The “periphery people,” are so often seen as most open to the good news of the Kingdom of God. It’s the sick, the addicted, the pagan, and the rejected ones that are so often the first to truly believe the Lordship of Jesus.

Let us remember this point well and truly in our lives here in Australia. Christians are not to “just go with the flow,” to believe everything that is said and printed in newspapers and on television and radio. Often the stereotyping of people and dismissing them, consciously or unconsciously, is totally contrary to the Gospel. Let us see in the periphery people Jesus hidden from our sight, and coming to us in unexpected ways. Let us stand alongside the Naamans and the Samaritans of our world today, and see Jesus inviting them, like he invites us to intimacy with him. Let us see how readily they respond to Jesus’ message. How much they can help us in their need to be helped by our merciful care in a practical way.

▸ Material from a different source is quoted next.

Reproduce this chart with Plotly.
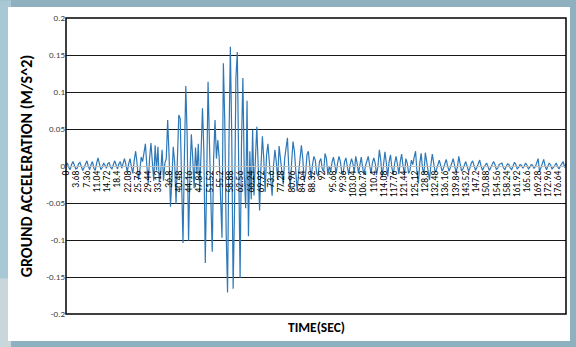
import numpy as np
import plotly.graph_objects as go

# Ground acceleration (m/s^2), one reading every SAMPLE_STEP seconds
SAMPLE_STEP = 0.5
acc_quiet_start = [  # 0 - 19.5 s
    0.001, 0.004, -0.002, -0.005, 0.002, 0.006, 0.001, -0.004, -0.003, 0.003,
    0.005, -0.001, -0.006, -0.002, 0.004, 0.007, 0.000, -0.005, 0.002, 0.006,
    -0.003, -0.006, 0.004, 0.011, 0.003, -0.005, -0.002, 0.004, 0.001, -0.003,
    0.003, 0.005, -0.002, -0.004, 0.002, 0.007, 0.001, -0.004, 0.003, 0.006,
]
acc_build_up = [  # 20 - 35.5 s
    -0.003, 0.004, 0.010, 0.002, -0.008, 0.003, 0.010, -0.002, -0.010, 0.008,
    0.020, 0.004, -0.019, -0.006, 0.012, 0.006, 0.018, 0.030, 0.002, -0.024,
    0.010, 0.031, 0.005, -0.020, 0.028, -0.006, 0.026, -0.022, -0.008, 0.022,
    -0.020, 0.004,
]
acc_strong = [  # 36 - 71.5 s
    0.010, 0.062, 0.015, -0.055, -0.020, 0.026, 0.005, -0.051, 0.010, 0.069,
    0.064, -0.020, -0.104, 0.010, 0.108, 0.040, -0.101, -0.010, 0.043, 0.010,
    -0.030, 0.025, -0.010, 0.030, -0.035, 0.020, 0.078, 0.020, -0.131, -0.020,
    0.114, 0.030, -0.070, -0.116, 0.010, 0.062, 0.010, 0.035, 0.010, -0.060,
    -0.097, 0.139, 0.060, -0.090, -0.171, 0.030, 0.161, 0.040, -0.166, -0.060,
    0.120, 0.154, 0.020, -0.151, 0.030, 0.119, -0.010, -0.057, 0.088, -0.095,
    0.020, -0.045, 0.049, -0.040, 0.010, 0.053, 0.000, -0.060, 0.000, 0.040,
    0.010, -0.035,
]
acc_decay = [  # 72 - 94.5 s
    0.015, 0.030, 0.005, -0.025, -0.040, 0.000, 0.022, 0.005, -0.019, 0.027,
    0.010, -0.015, -0.025, 0.010, 0.025, 0.038, -0.005, -0.030, 0.005, 0.033,
    0.020, -0.015, -0.034, -0.010, 0.015, 0.028, 0.010, -0.020, -0.012, 0.015,
    0.020, -0.005, -0.018, 0.002, 0.013, 0.008, -0.010, -0.014, 0.006, 0.010,
    -0.004, -0.008, 0.017, 0.010, -0.012, 0.000,
]
acc_coda = [  # 95 - 126.5 s
    -0.008, 0.005, 0.012, 0.002, -0.010, 0.004, 0.013, 0.006, -0.008, -0.011,
    0.006, 0.011, -0.002, -0.012, 0.002, 0.010, 0.003, -0.009, 0.013, 0.004,
    -0.010, 0.005, 0.012, -0.002, -0.012, 0.000, 0.008, 0.013, 0.001, -0.010,
    0.004, 0.011, 0.004, -0.012, 0.000, 0.022, 0.008, -0.015, 0.002, 0.019,
    0.004, -0.014, 0.006, 0.015, -0.003, -0.012, 0.004, 0.013, 0.002, -0.011,
    0.006, 0.016, 0.000, -0.012, 0.010, 0.004, -0.010, -0.006, 0.008, 0.002,
    0.012, 0.020, -0.008, -0.024,
]
acc_tail = [  # 127 - 179.5 s
    0.004, 0.017, -0.004, -0.010, 0.018, 0.006, -0.008, -0.019, 0.002, 0.016,
    0.004, -0.008, -0.005, 0.003, 0.008, 0.001, -0.007, -0.003, 0.004, 0.009,
    0.000, -0.007, -0.002, 0.006, 0.010, 0.001, -0.008, -0.002, 0.013, 0.003,
    -0.007, -0.004, 0.002, 0.006, 0.000, -0.007, -0.003, 0.004, 0.007, 0.001,
    -0.006, -0.002, 0.004, 0.008, 0.000, -0.006, -0.002, 0.002, 0.004, -0.001,
    -0.006, -0.002, 0.003, 0.006, 0.002, -0.005, -0.003, 0.002, 0.003, 0.004,
    -0.002, -0.005, -0.001, 0.003, 0.002, -0.003, -0.005, 0.001, 0.005, 0.002,
    -0.004, -0.002, 0.002, 0.001, -0.003, 0.000, 0.004, 0.001, -0.004, -0.002,
    0.002, 0.001, -0.003, -0.001, 0.004, 0.010, -0.008, -0.002, 0.005, 0.009,
    0.000, -0.005, 0.000, 0.004, 0.001, -0.004, -0.002, 0.002, 0.004, -0.001,
    -0.004, 0.000, 0.003, 0.006, -0.002, 0.003,
]
acceleration = acc_quiet_start + acc_build_up + acc_strong + acc_decay + acc_coda + acc_tail
time_sec = np.arange(len(acceleration)) * SAMPLE_STEP

x_tick_labels = ["0", "3.68", "7.36", "11.04", "14.72", "18.4", "22.08", "25.76", "29.44",
                 "33.12", "36.8", "40.48", "44.16", "47.84", "51.52", "55.2", "58.88",
                 "62.56", "66.24", "69.92", "73.6", "77.28", "80.96", "84.64", "88.32",
                 "92", "95.68", "99.36", "103.04", "106.72", "110.4", "114.08", "117.76",
                 "121.44", "125.12", "128.8", "132.48", "136.16", "139.84", "143.52",
                 "147.2", "150.88", "154.56", "158.24", "161.92", "165.6", "169.28",
                 "172.96", "176.64"]
y_tick_labels = ["0.2", "0.15", "0.1", "0.05", "0", "-0.05", "-0.1", "-0.15", "-0.2"]

FONT = "Carlito, Liberation Sans Narrow, Liberation Sans, sans-serif"

fig = go.Figure()
fig.add_trace(go.Scatter(x=time_sec, y=acceleration, mode="lines",
                         line=dict(color="#2E78B7", width=1.2), showlegend=False))

fig.update_layout(
    width=576, height=347,
    margin=dict(l=66, r=10, t=18, b=33, autoexpand=False),
    paper_bgcolor="#8fb0bf",
    plot_bgcolor="white",
    font=dict(family=FONT, color="#404040"),
    xaxis=dict(
        range=[0, float(time_sec[-1])],
        tickvals=[float(v) for v in x_tick_labels],
        ticktext=x_tick_labels,
        tickangle=-90,
        tickfont=dict(size=9.5, color="#000000", family=FONT),
        showgrid=False, zeroline=False,
        anchor="free", position=0.5,
        showline=True, linecolor="#bfbfbf", linewidth=1,
        ticks="", automargin=False,
    ),
    yaxis=dict(
        range=[-0.2, 0.2],
        tickvals=[float(v) for v in y_tick_labels],
        ticktext=y_tick_labels,
        tickfont=dict(size=9, color="#404040", family=FONT),
        showgrid=True, gridcolor="#1a1a1a", gridwidth=1.3,
        zeroline=True, zerolinecolor="#bfbfbf", zerolinewidth=1,
        ticks="", automargin=False,
        title=dict(text="<b>GROUND ACCELERATION (M/S^2)</b>",
                   font=dict(size=16, color="#000000", family=FONT),
                   standoff=9),
    ),
    shapes=[
        # lighter left band of the frame
        dict(type="rect", xref="paper", yref="paper", x0=-0.132, x1=-0.11,
             y0=-0.113, y1=1.06, fillcolor="#a9c8d6", line=dict(width=0), layer="below"),
        dict(type="rect", xref="paper", yref="paper", x0=-0.132, x1=-0.11,
             y0=-0.113, y1=0.12, fillcolor="#c9d6dc", line=dict(width=0), layer="below"),
        # white card
        dict(type="rect", xref="paper", yref="paper", x0=-0.116, x1=1.008,
             y0=-0.0912, y1=1.037, fillcolor="white", line=dict(width=0), layer="below"),
        # plot border
        dict(type="rect", xref="paper", yref="paper", x0=0, x1=1, y0=0, y1=1,
             line=dict(color="#000000", width=1.5), layer="above"),
    ],
    annotations=[
        dict(text="<b>TIME(SEC)</b>", xref="paper", yref="paper", x=0.5, y=-0.044,
             xanchor="center", yanchor="middle", showarrow=False,
             font=dict(size=13.5, color="#000000", family=FONT)),
    ],
)

fig.write_html("out.html", config={"displayModeBar": False},
               post_script="document.body.style.margin='0';document.body.style.overflow='hidden';")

In all these insights of Scripture, Mary, the Mother of God, is the one that is first amongst the faithful. The one that is the first to believe fully, that her son Jesus must be “on his way to Jerusalem.” She herself is a periphery person. She comes from the Anawim of God. She comes from a little village of Nazareth as only a young girl. She has no identity really, or any profession. But 2,000 years later she is still one of the most influential women of all time. As a human being full of gratitude to God for all that God has done in her. She leads us on the way to be Magnificat people. In being Magnificat people, we become magnificent people in the eyes of God. Let that be the case, especially today, as we join Mary as she “points out Jesus” to us.